La segunda vuelta no será suficiente. Me preocupa que quien gane en octubre siga tropezando con la misma piedra que sus antecesores: ganar unas elecciones prometiendo el oro y el moro, enfilando ataques ad hóminem a los proyectos en curso y planteando una supuesta refundación de la ciudad. Me preocupa que quien gane persista en el argumento limitado y engañoso de una supuesta legitimidad absoluta derivada de una victoria electoral. Yo gané y se hace lo que yo diga.

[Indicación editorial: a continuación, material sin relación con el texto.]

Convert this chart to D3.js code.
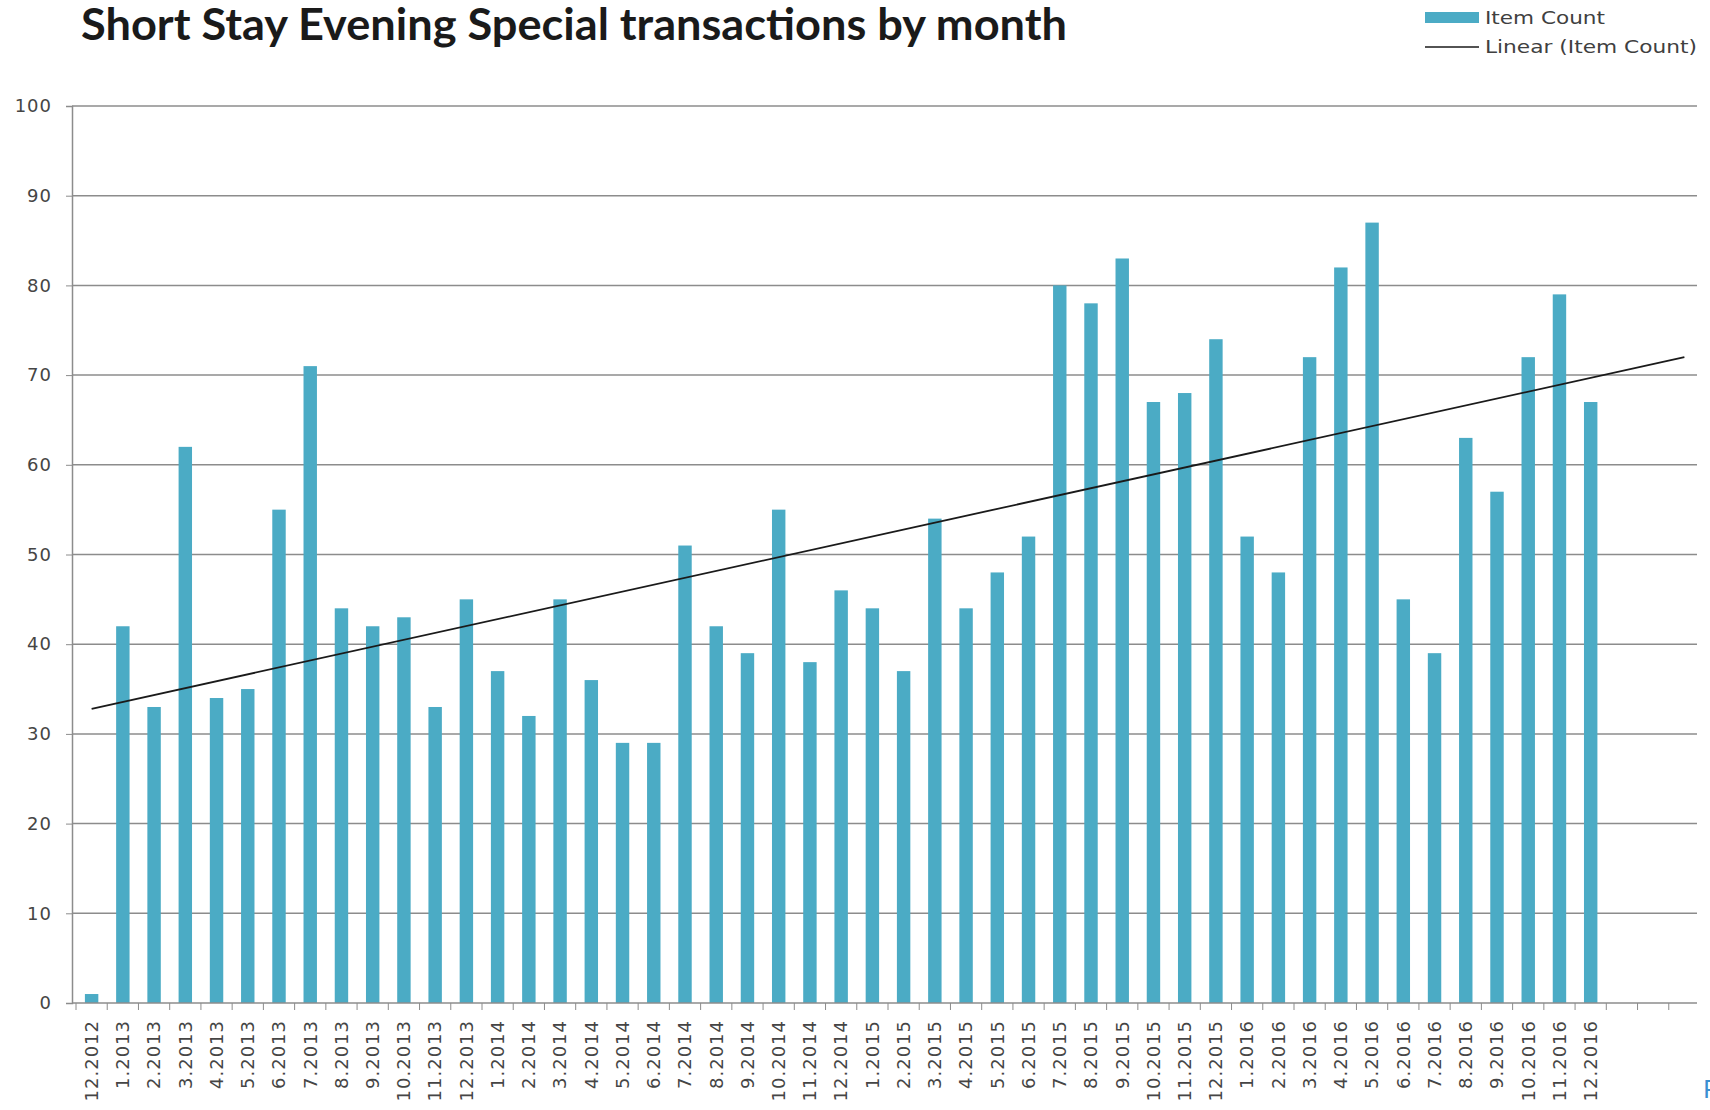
<!DOCTYPE html>
<html>
<head>
<meta charset="utf-8">
<script src="https://cdn.jsdelivr.net/npm/d3@7"></script>
<style>
  body { margin: 0; background: #fff; }
  svg { display: block; }
</style>
</head>
<body>
<script>
/*global d3*/

// month labels, one per bar
var months = ["12.2012",
    "1.2013", "2.2013", "3.2013", "4.2013", "5.2013", "6.2013", "7.2013", "8.2013", "9.2013", "10.2013", "11.2013", "12.2013",
    "1.2014", "2.2014", "3.2014", "4.2014", "5.2014", "6.2014", "7.2014", "8.2014", "9.2014", "10.2014", "11.2014", "12.2014",
    "1.2015", "2.2015", "3.2015", "4.2015", "5.2015", "6.2015", "7.2015", "8.2015", "9.2015", "10.2015", "11.2015", "12.2015",
    "1.2016", "2.2016", "3.2016", "4.2016", "5.2016", "6.2016", "7.2016", "8.2016", "9.2016", "10.2016", "11.2016", "12.2016"];

var itemCount = [1,
    42, 33, 62, 34, 35, 55, 71, 44, 42, 43, 33, 45,
    37, 32, 45, 36, 29, 29, 51, 42, 39, 55, 38, 46,
    44, 37, 54, 44, 48, 52, 80, 78, 83, 67, 68, 74,
    52, 48, 72, 82, 87, 45, 39, 63, 57, 72, 79, 67];

var forecastPeriods = 3;   // trendline runs 3 empty slots past the data
var yTicks = [0, 10, 20, 30, 40, 50, 60, 70, 80, 90, 100];

var W = 1710, H = 1110;
var m = { left: 72, right: 1697, top: 106, bottom: 1003 };

var svg = d3.select("body").append("svg")
    .attr("width", W)
    .attr("height", H);

var slots = d3.range(months.length + forecastPeriods);

var x = d3.scaleBand()
    .domain(slots)
    .range([m.left + 4, m.right + 3])
    .paddingInner(0.57)
    .paddingOuter(0.285);

var y = d3.scaleLinear()
    .domain([0, 100])
    .range([m.bottom, m.top]);

var cx = function(i) { return x(i) + x.bandwidth() / 2; };
var slotEdge = function(i) { return x(0) - x.step() * x.paddingOuter() + i * x.step(); };

// gridlines
svg.append("g")
    .selectAll("line")
    .data(yTicks.filter(function(d) { return d > 0; }))
    .enter().append("line")
    .attr("x1", m.left).attr("x2", m.right)
    .attr("y1", function(d) { return y(d); })
    .attr("y2", function(d) { return y(d); })
    .attr("stroke", "#8c8c8c")
    .attr("stroke-width", 1.5);

// y axis
var yAxis = svg.append("g")
    .attr("transform", "translate(" + m.left + ",0)")
    .call(d3.axisLeft(y).tickValues(yTicks).tickSize(6).tickPadding(14));
yAxis.select(".domain").attr("stroke", "#8c8c8c").attr("stroke-width", 1.5);
yAxis.selectAll(".tick line").attr("stroke", "#8c8c8c");
yAxis.selectAll("text")
    .attr("fill", "#454545")
    .style("font-family", "'DejaVu Sans', sans-serif")
    .style("font-size", "18px")
    .style("letter-spacing", "1px");

// bars
svg.append("g")
    .selectAll("rect")
    .data(itemCount)
    .enter().append("rect")
    .attr("x", function(d, i) { return x(i); })
    .attr("y", function(d) { return y(d); })
    .attr("width", x.bandwidth())
    .attr("height", function(d) { return y(0) - y(d); })
    .attr("fill", "#4babc5");

// x axis baseline and boundary ticks
svg.append("line")
    .attr("x1", m.left).attr("x2", m.right)
    .attr("y1", m.bottom).attr("y2", m.bottom)
    .attr("stroke", "#8c8c8c")
    .attr("stroke-width", 1.5);

svg.append("g")
    .selectAll("line")
    .data(d3.range(slots.length))
    .enter().append("line")
    .attr("x1", function(i) { return slotEdge(i); })
    .attr("x2", function(i) { return slotEdge(i); })
    .attr("y1", m.bottom).attr("y2", m.bottom + 7)
    .attr("stroke", "#8c8c8c");

// month labels
svg.append("g")
    .selectAll("text")
    .data(months)
    .enter().append("text")
    .attr("transform", function(d, i) { return "translate(" + cx(i) + "," + (m.bottom + 17) + ") rotate(-90)"; })
    .attr("dy", "0.35em")
    .attr("text-anchor", "end")
    .attr("fill", "#454545")
    .style("font-family", "'DejaVu Sans', sans-serif")
    .style("font-size", "18px")
    .style("letter-spacing", "1px")
    .text(function(d) { return d; });

// linear trendline (least squares on the bars)
var n = itemCount.length;
var mx = d3.mean(itemCount, function(d, i) { return i; });
var my = d3.mean(itemCount);
var sxy = d3.sum(itemCount, function(d, i) { return (i - mx) * (d - my); });
var sxx = d3.sum(itemCount, function(d, i) { return (i - mx) * (i - mx); });
var slope = sxy / sxx, icpt = my - slope * mx;

var trendIdx = [0, n - 1 + forecastPeriods];
svg.append("path")
    .datum(trendIdx)
    .attr("d", d3.line()
        .x(function(i) { return cx(i); })
        .y(function(i) { return y(icpt + slope * i); }))
    .attr("fill", "none")
    .attr("stroke", "#1a1a1a")
    .attr("stroke-width", 1.8);

// title
svg.append("text")
    .attr("x", 81).attr("y", 40)
    .attr("textLength", 986)
    .attr("lengthAdjust", "spacingAndGlyphs")
    .attr("fill", "#1a1a1a")
    .style("font-family", "Lato, sans-serif")
    .style("font-weight", "bold")
    .style("font-size", "43px")
    .text("Short Stay Evening Special transactions by month");

// legend
var lg = svg.append("g").attr("transform", "translate(1425,0)");
lg.append("rect")
    .attr("x", 0).attr("y", 12)
    .attr("width", 54).attr("height", 11)
    .attr("fill", "#4babc5");
lg.append("line")
    .attr("x1", 0).attr("x2", 54)
    .attr("y1", 47).attr("y2", 47)
    .attr("stroke", "#1a1a1a")
    .attr("stroke-width", 1.5);
lg.selectAll("text")
    .data([["Item Count", 18, 120], ["Linear (Item Count)", 47, 212]])
    .enter().append("text")
    .attr("x", 60)
    .attr("y", function(d) { return d[1]; })
    .attr("dy", "0.35em")
    .attr("textLength", function(d) { return d[2]; })
    .attr("lengthAdjust", "spacingAndGlyphs")
    .attr("fill", "#404040")
    .style("font-family", "'DejaVu Sans', sans-serif")
    .style("font-size", "17px")
    .text(function(d) { return d[0]; });

// clipped fragment at bottom right edge
svg.append("text")
    .attr("x", 1703).attr("y", 1098)
    .attr("fill", "#3b8fd1")
    .style("font-family", "'DejaVu Sans', sans-serif")
    .style("font-size", "24px")
    .text("P");
</script>
</body>
</html>
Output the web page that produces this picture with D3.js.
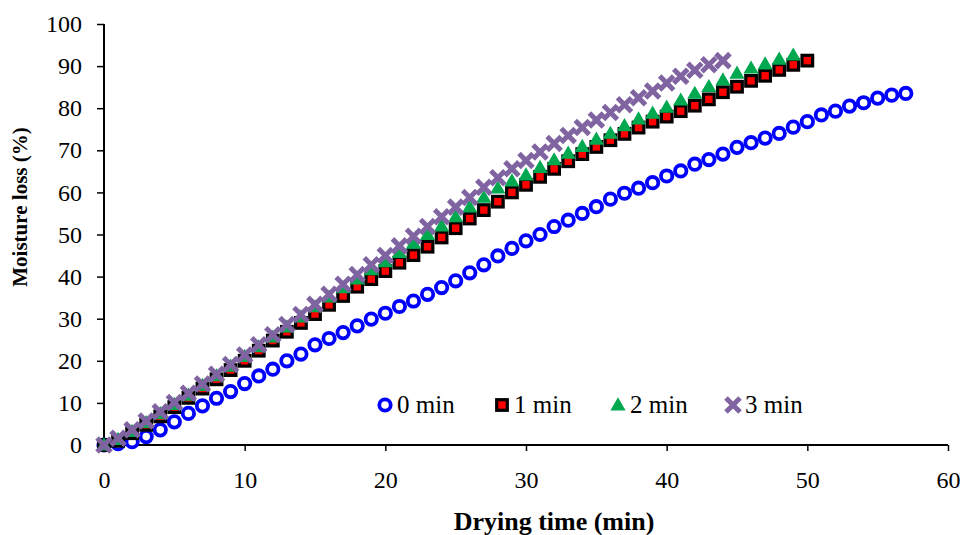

Un primer elemento para revisar tiene que ver con las competencias y capacidades del Distrito, que no es otra cosa que su grado de autonomía frente al Gobierno Nacional que poco o nada ha cambiado desde la Constitución de 1991. Por ejemplo, hay dos asuntos urgentes muy importantes que dependen en gran medida del acuerdo entre el gobierno nacional y el distrital: la infraestructura de los sistemas de transporte masivo y la gestión de la seguridad. Si los gobernantes de turno, presidente y alcalde, no se ponen de acuerdo, no se hace nada. Difícil porque se trata de dos figuras políticas de gran relevancia en el país que no siempre coinciden y que trasladan sus diferencias políticas y personales al plano de lo gubernamental.
Es absurdo que asuntos como la destinación del pie de fuerza de la policía dependa más del lobby o la coyuntura política que de criterios técnicos estandarizados. Por eso las grandes diferencias en el pie de fuerza per cápita en nuestras ciudades. Como también es absurdo que se apruebe o no la cofinanciación de proyectos de infraestructura por parte del gobierno nacional con criterios no necesariamente técnicos sino políticos.
Deberíamos contar con una institucionalidad autónoma, cuya estabilidad no dependa de la lotería de las elecciones presidenciales o de alcaldía y que garantice la continuidad, para comenzar, de los proyectos de infraestructura y la gestión de la seguridad. Que sea garante de que los proyectos que se diseñen y cumplan con requisitos de pertinencia y viabilidad realmente se ejecuten.
También es el momento de revisar el modelo de gobierno y gestión pública hacia adentro. Revisar el papel de las alcaldías locales y cómo dotarlas de un mayor grado de autonomía para ciertos temas relacionados con la gestión que congestionan el paquidérmico y lento diseño institucional del Distrito. Esta debería una de las prioridades del próximo alcalde ya que la discusión quedó a mitad de camino con la reforma al estatuto orgánico y el POT. Solamente la localidad de Suba tiene casi el mismo tamaño poblacional de Barranquilla.
Adicionalmente, vale la pena recordar que la última modernización administrativa se adelantó durante el gobierno de Lucho Garzón. Han transcurrido ya casi cuatro gobiernos desde entonces. ¿Es la estructura administrativa actual del Distrito la adecuada para salir de la inacción y comenzar a avanzar hacia una nueva generación de grandes logros? Sin duda, la constitución de 1991 fue la base institucional que permitió que avanzáramos en la superación de grandes problemas, pero es evidente que hoy estamos estancados. Los problemas no solo no se resuelven, sino que pareciera que tienden a agravarse.